Wednesday, January 13, 2010

*A-CHOOZ!!*

I hate to be down with flu and cough. It's one of those things that make you so ineffective and a natural germ-carrier to be avoided at all costs.

I can recall with vivid clarity when the virus struck. It was the morning of 21st December (Monday) as I sat in my freezer-like office, I felt the nose getting clogged up and then it started to drip. I bought some over-the-counter cold tablets and thought self-medication would work. It didn't. The runny nose came on full force and I had to see a doctor a week later on 28th December (Monday). The medicines included cold tablets, cough mixture, phlegm-dissolving solution and antibiotics.

Although not completely well, I managed to usher in the new year with some clarity but lost my voice on 6th January (Wednesday). This time, I had to take a day off work to see the doctor and rest. The medicines now included anti-inflammatory tablets, cold tablets and cough mixture, Dhaseyl. However, the cough got worse over the next 2 days and I went back to the clinic on 8th January (Friday). The doctor changed the cough medicine to Fedac. He assured me I would get better before the weekend was over.

Again, I did not. I went back to the same clinic on 11th January (Monday) after work. This time, another course of antibiotics was introduced with a stronger cough mixture. But the cough became worse, particularly at night. I was getting desperate because my lungs seemed to be on the verge of explosion every I coughed.

Finally, I took some time off work today to see another doctor in a remote part of the island. He is reputed to be very good at curing coughs. Okay, let me try it out. I have just taken my 2nd dose of medicine and the cough seems to be letting up somewhat but the nose is still runny.

With excellent bedside manners, the doctor had insisted that I take 2 days of medical leave although I had tried to bargain for just one day as there was really too much work to clear. He was adamant and said that since I had been coughing for 3 weeks, it might lapse into pneumonia if I did not rest well to recover completely.

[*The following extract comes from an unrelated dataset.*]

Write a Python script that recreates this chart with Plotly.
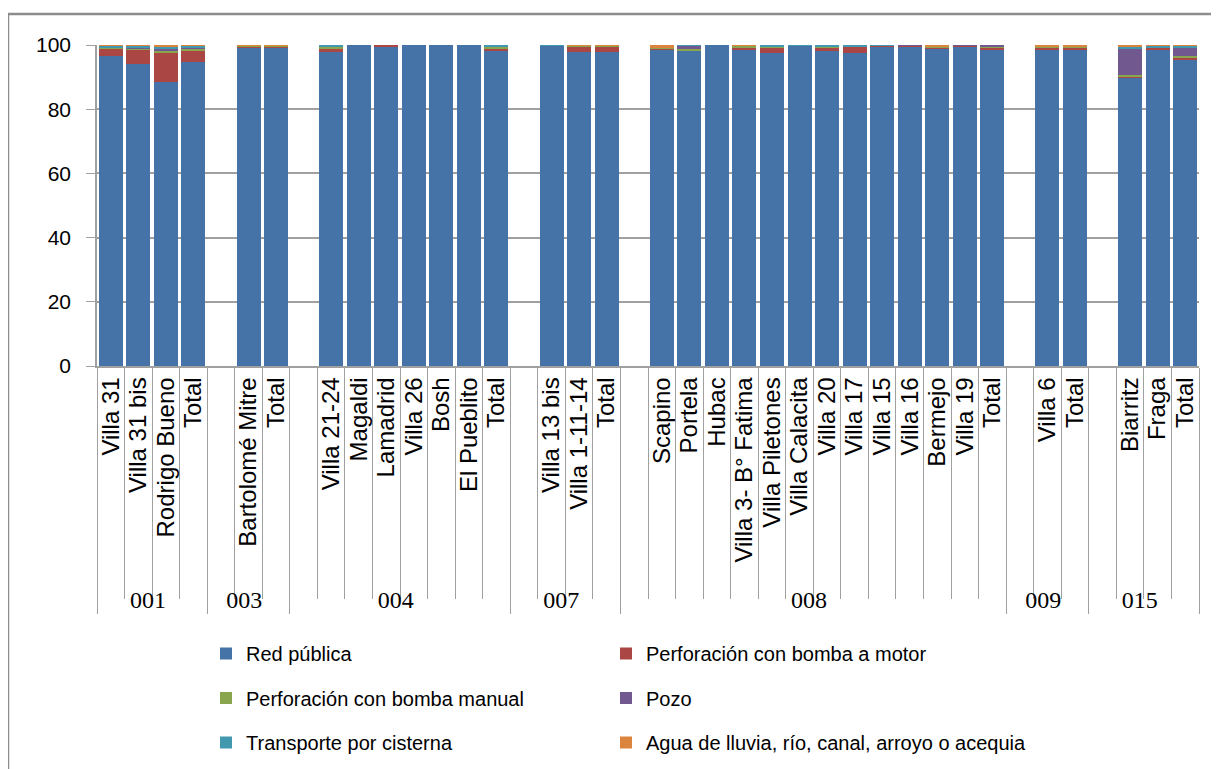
import plotly.graph_objects as go

group_names = ["001", "003", "004", "007", "008", "009", "015"]
group_sizes = [4, 3, 8, 4, 14, 3, 4]
subcats = ["Villa 31", "Villa 31 bis", "Rodrigo Bueno", "Total",
           "", "Bartolomé Mitre", "Total",
           "", "Villa 21-24", "Magaldi", "Lamadrid", "Villa 26", "Bosh", "El Pueblito", "Total",
           "", "Villa 13 bis", "Villa 1-11-14", "Total",
           "", "Scapino", "Portela", "Hubac", "Villa 3- B° Fatima", "Villa Piletones", "Villa Calacita",
           "Villa 20", "Villa 17", "Villa 15", "Villa 16", "Bermejo", "Villa 19", "Total",
           "", "Villa 6", "Total",
           "", "Biarritz", "Fraga", "Total"]

red_publica = [96.6, 94.0, 88.6, 94.8,
               None, 99.2, 99.2,
               None, 97.8, 100, 99.5, 100, 100, 100, 98.1,
               None, 99.9, 97.8, 97.8,
               None, 98.5, 98.4, 100, 98.5, 97.4, 99.9, 98.1, 97.4, 99.4, 99.4, 99.0, 99.4, 98.5,
               None, 98.6, 98.6,
               None, 89.9, 98.6, 95.6]
bomba_motor = [2.4, 4.5, 9.2, 3.6,
               None, 0.3, 0.3,
               None, 1.0, 0, 0.5, 0, 0, 0, 0.8,
               None, 0, 1.6, 1.6,
               None, 0.3, 0, 0, 0.7, 1.8, 0, 1.2, 2.0, 0.5, 0.5, 0.2, 0.5, 0.8,
               None, 0.6, 0.6,
               None, 0.4, 0.6, 0.4]
bomba_manual = [0.3, 0.4, 0.4, 0.5,
                None, 0.3, 0.3,
                None, 0.6, 0, 0, 0, 0, 0, 0.4,
                None, 0, 0.3, 0.3,
                None, 0.3, 0.5, 0, 0.5, 0.2, 0, 0.2, 0.2, 0, 0, 0.2, 0, 0.2,
                None, 0.4, 0.4,
                None, 0.3, 0, 0.5]
pozo = [0, 0.2, 0.7, 0.3,
        None, 0, 0,
        None, 0, 0, 0, 0, 0, 0, 0,
        None, 0, 0, 0,
        None, 0, 0.8, 0, 0, 0, 0, 0, 0, 0, 0.1, 0, 0.1, 0.5,
        None, 0, 0,
        None, 8.3, 0, 2.7]
cisterna = [0.5, 0.8, 0.4, 0.5,
            None, 0, 0,
            None, 0.6, 0, 0, 0, 0, 0, 0.7,
            None, 0.1, 0, 0,
            None, 0.1, 0.3, 0, 0, 0.6, 0.1, 0.5, 0.4, 0.1, 0, 0, 0, 0,
            None, 0, 0,
            None, 0.5, 0.6, 0.5]
agua_lluvia = [0.2, 0.1, 0.7, 0.3,
               None, 0.2, 0.2,
               None, 0, 0, 0, 0, 0, 0, 0,
               None, 0, 0.3, 0.3,
               None, 0.8, 0, 0, 0.3, 0, 0, 0, 0, 0, 0, 0.6, 0, 0,
               None, 0.4, 0.4,
               None, 0.6, 0.2, 0.3]

series_names = ["Red pública", "Perforación con bomba a motor", "Perforación con bomba manual",
                "Pozo", "Transporte por cisterna", "Agua de lluvia, río, canal, arroyo o acequia"]
series_values = [red_publica, bomba_motor, bomba_manual, pozo, cisterna, agua_lluvia]
colors = ["#4572A7", "#AA4643", "#89A54E", "#71588F", "#4198AF", "#DB843D"]
legend_ids = ["legend", "legend2", "legend", "legend2", "legend", "legend2"]

# build multicategory coordinates (zero-width spaces keep repeated labels unique, preserving order)
serif_span = '<span style="font-family:Liberation Serif, DejaVu Serif, serif">{}</span>'
groups = []
for g, n in zip(group_names, group_sizes):
    groups += [serif_span.format(g)] * n
subs_unique = [s + "\u200b" * i for i, s in enumerate(subcats)]

fig = go.Figure()
for i, (name, vals) in enumerate(zip(series_names, series_values)):
    fig.add_trace(go.Bar(
        x=[groups, subs_unique], y=vals, name=name,
        marker=dict(color=colors[i], line=dict(width=0)),
        legend=legend_ids[i], legendgroup="g%d" % i, legendrank=i,
    ))

font_sans = "Liberation Sans, Arial, sans-serif"
grid_col = "#A0A0A0"

W, H = 1211, 761
leg_common = dict(orientation="v", xref="container", yref="container",
                  xanchor="left", yanchor="middle", y=1 - 690 / H,
                  tracegroupgap=15.5,
                  font=dict(family=font_sans, size=20, color="#000000"),
                  bgcolor="rgba(0,0,0,0)", traceorder="grouped")

fig.update_layout(
    width=W, height=H,
    margin=dict(l=89, r=20, t=37, b=403, autoexpand=False),
    paper_bgcolor="white", plot_bgcolor="white",
    barmode="stack", bargap=0.13,
    font=dict(family=font_sans, color="#000000"),
    legend=dict(x=(212 - 14) / W, **leg_common),
    legend2=dict(x=(612 - 14) / W, **leg_common),
    xaxis=dict(
        type="multicategory",
        tickangle=-90, tickmode="linear", tick0=0, dtick=1,
        tickfont=dict(family=font_sans, size=24, color="#000000"),
        showline=True, linecolor=grid_col, linewidth=1.5,
        ticks="outside", ticklen=231, tickcolor=grid_col, tickwidth=1,
        showdividers=True, dividercolor=grid_col, dividerwidth=1,
        showgrid=False, automargin=False,
    ),
    yaxis=dict(
        range=[0, 100], tickvals=[0, 20, 40, 60, 80, 100],
        tickfont=dict(family=font_sans, size=21, color="#000000"),
        showgrid=True, gridcolor=grid_col, gridwidth=1.5,
        showline=True, linecolor=grid_col, linewidth=1.5,
        ticks="outside", ticklen=9, tickcolor=grid_col, ticklabelstandoff=11,
        zeroline=False, automargin=False,
    ),
    shapes=[dict(type="rect", xref="paper", yref="paper",
                 x0=-0.0808, y0=1.0966, x1=1.03, y1=-1.35,
                 line=dict(color="#8C8C8C", width=2.5), fillcolor="rgba(0,0,0,0)",
                 layer="below")],
)

fig.write_html("out.html")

In a way, I'm glad I'm 'forced' to rest at home. Work never ends and if I continue to push myself despite being sick, I will never recover well. I guess I will now just learn to just snooze the next 2 days away!

Friday, January 01, 2010

Twenty Ten - New Year, New Hope

I had wanted to attend New Year's Day mass at IHM but I couldn't find any indication of mass time from its website last night. What if I went there and there was no mass? Or perhaps I could go to St Anne's 8am mass but I prefer the worship environment at IHM. A little tarry here; little indecision there......... I ended up over-sleeping well into the new year. Another "spirit is willing but flesh is weak" scenario? I can't start the new year on such frivolous resolve, can I? No, I must make it a point to attend tomorrow's morning mass.

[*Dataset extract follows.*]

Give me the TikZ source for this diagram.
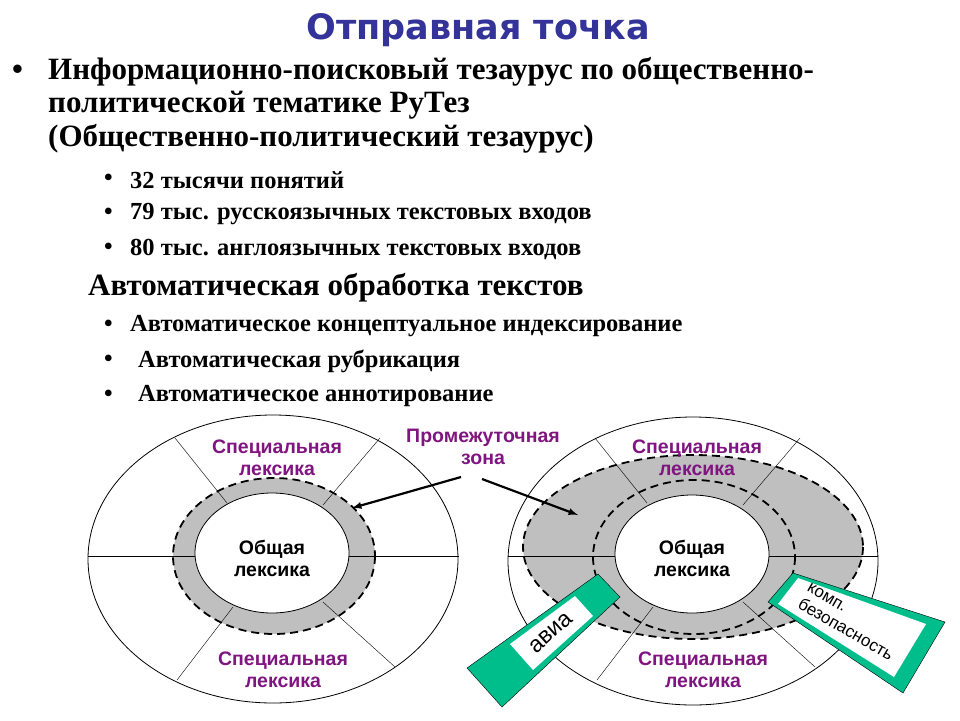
\documentclass[tikz,border=0pt]{standalone}
\usepackage{fontspec}
\setmainfont{Liberation Serif}
\newfontfamily\sansf{Liberation Sans}
\newfontfamily\titlef{DejaVu Sans}
\definecolor{violet1}{RGB}{128,20,128}
\definecolor{titleblue}{RGB}{51,51,153}
\definecolor{tagg}{RGB}{0,190,140}
\begin{document}
\begin{tikzpicture}[x=1pt,y=-1pt,
  lbl/.style={font=\sansf\bfseries\fontsize{19.5}{22}\selectfont,align=center,text=black},
  spec/.style={lbl,text=violet1},
  big/.style={font=\bfseries\fontsize{31}{34}\selectfont,anchor=west,inner sep=0},
  small/.style={font=\bfseries\fontsize{24.5}{27}\selectfont,anchor=west,inner sep=0},
  spoke/.style={thin},
  dashring/.style={line width=1.8pt,dash pattern=on 8pt off 5pt},
  tagbox/.style={fill=tagg,draw=black,thin}]
\useasboundingbox (0,0) rectangle (960,720);
\fill[white] (0,0) rectangle (960,720);
% title and text
\node[font=\titlef\bfseries\fontsize{35}{38}\selectfont,text=titleblue] (title) at (478,30) {Отправная точка};
\node[big] (b0) at (12,72) {•};
\node[big] (t1) at (48,72) {Информационно-поисковый тезаурус по общественно-};
\node[big] (t2) at (48,105) {политической тематике РуТез};
\node[big] (t3) at (48,139) {(Общественно-политический тезаурус)};
\node[small] (b1) at (104,180) {•};
\node[small] (s1) at (130,180) {32 тысячи понятий};
\node[small] (b2) at (104,214) {•};
\node[small] (s2) at (130,214) {79 тыс. русскоязычных текстовых входов};
\node[small] (b3) at (104,249) {•};
\node[small] (s3) at (130,249) {80 тыс. англоязычных текстовых входов};
\node[big] (h2) at (88,288) {Автоматическая обработка текстов};
\node[small] (b4) at (104,326) {•};
\node[small] (s4) at (130,326) {Автоматическое концептуальное индексирование};
\node[small] (b5) at (104,361) {•};
\node[small] (s5) at (138,361) {Автоматическая рубрикация};
\node[small] (b6) at (104,396) {•};
\node[small] (s6) at (138,396) {Автоматическое аннотирование};
% left diagram
\draw[thick] (273,559) ellipse [x radius=185,y radius=144];
\fill[gray!50] (274,556) ellipse [x radius=101,y radius=78];
\draw[spoke] (88,556)--(195,556) (349,556)--(459,556);
\draw[spoke] (175,438)--(227,503) (380,438)--(323,505) (177,680)--(233,607) (395,667)--(323,602);
\draw[dashring] (274,556) ellipse [x radius=101,y radius=78];
\draw[thick,fill=white] (272,553) ellipse [x radius=77,y radius=60];
\node[lbl] (gl) at (272,558) {Общая\\лексика};
\node[spec] (sl1) at (277,458) {Специальная\\лексика};
\node[spec] (sl2) at (283,670) {Специальная\\лексика};
% right diagram
\draw[thick] (693,561) ellipse [x radius=185,y radius=144];
\fill[gray!50] (693,547) ellipse [x radius=170,y radius=92];
\draw[spoke] (508,556)--(615,556) (769,556)--(878,556);
\draw[spoke] (595,438)--(647,503) (800,438)--(743,505) (597,680)--(653,607) (815,667)--(743,602);
\draw[dashring] (693,547) ellipse [x radius=170,y radius=92];
\draw[dashring] (694,557) ellipse [x radius=101,y radius=77];
\draw[thick,fill=white] (692,554) ellipse [x radius=77,y radius=59];
\node[lbl] (gr) at (692,558) {Общая\\лексика};
\node[spec] (sr1) at (697,458) {Специальная\\лексика};
\node[spec] (sr2) at (703,670) {Специальная\\лексика};
% middle label and arrows
\node[spec] (mid) at (483,447) {Промежуточная\\зона};
\coordinate (ml) at (352,508);
\coordinate (mr) at (578,515);
\draw[line width=2.2pt,-latex] (461,477) -- (ml);
\draw[line width=2.2pt,-latex] (482,479) -- (mr);
% tags
\draw[tagbox] (467,668)--(598,574)--(620,597)--(502,707)--cycle;
\fill[white] (510,644)--(575,596)--(593,616)--(533,670)--cycle;
\node[font=\sansf\fontsize{23}{24}\selectfont,rotate=42,inner sep=0] (avia) at (551,633) {авиа};
\draw[tagbox] (768,602)--(793,573)--(945,622)--(903,693)--cycle;
\fill[white] (778,604)--(798,578)--(926,624)--(894,677)--cycle;
\node[font=\sansf\fontsize{17}{19}\selectfont,rotate=-30,align=left,inner sep=0] (komp) at (850,622) {комп.\\безопасность};
\end{tikzpicture}
\end{document}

2009 has been a challenging year for me. Plucked from comfort zone and being thrown into new territory at work has zapped me of my energy, time and spirit. In addition to unrealistic targets and KPI, I have to unravel the backlog from the past year. Staff management is already challenging on its own but couple it with 25 ladies of different age groups (from 20 to 64), mindsets and educational levels; I feel like walking out the door on some days and never come back. Someone else can have the hot seat. Thank you very much.

I know why I was picked for the job. I do not think I am better than my peers but I have been known to be resilient. In the macro scheme of things, that's great for the company. But privately, who knows how I struggle with time management for my family and on a personal level? But I must count my blessings too. I have a good superior who listens to my gripes and woes on some days. I have generally good support from the staff although there are some black sheep to keep me on my toes and not get too complacent.

In 2010, I resolve to be positive and treasure my relationships more, whether spiritual, personal or official. There might be organisational changes within the year but whatever it is, I shall stay focused on finishing my course by March and doing the best I can. However, before I can embark on the aforementioned resolution, it is often said that we can't seriously seek God from the comfort of the armchair but on the knees. I shall start by rousing myself from lazy slumber tomorrow morning and attend the 6am mass!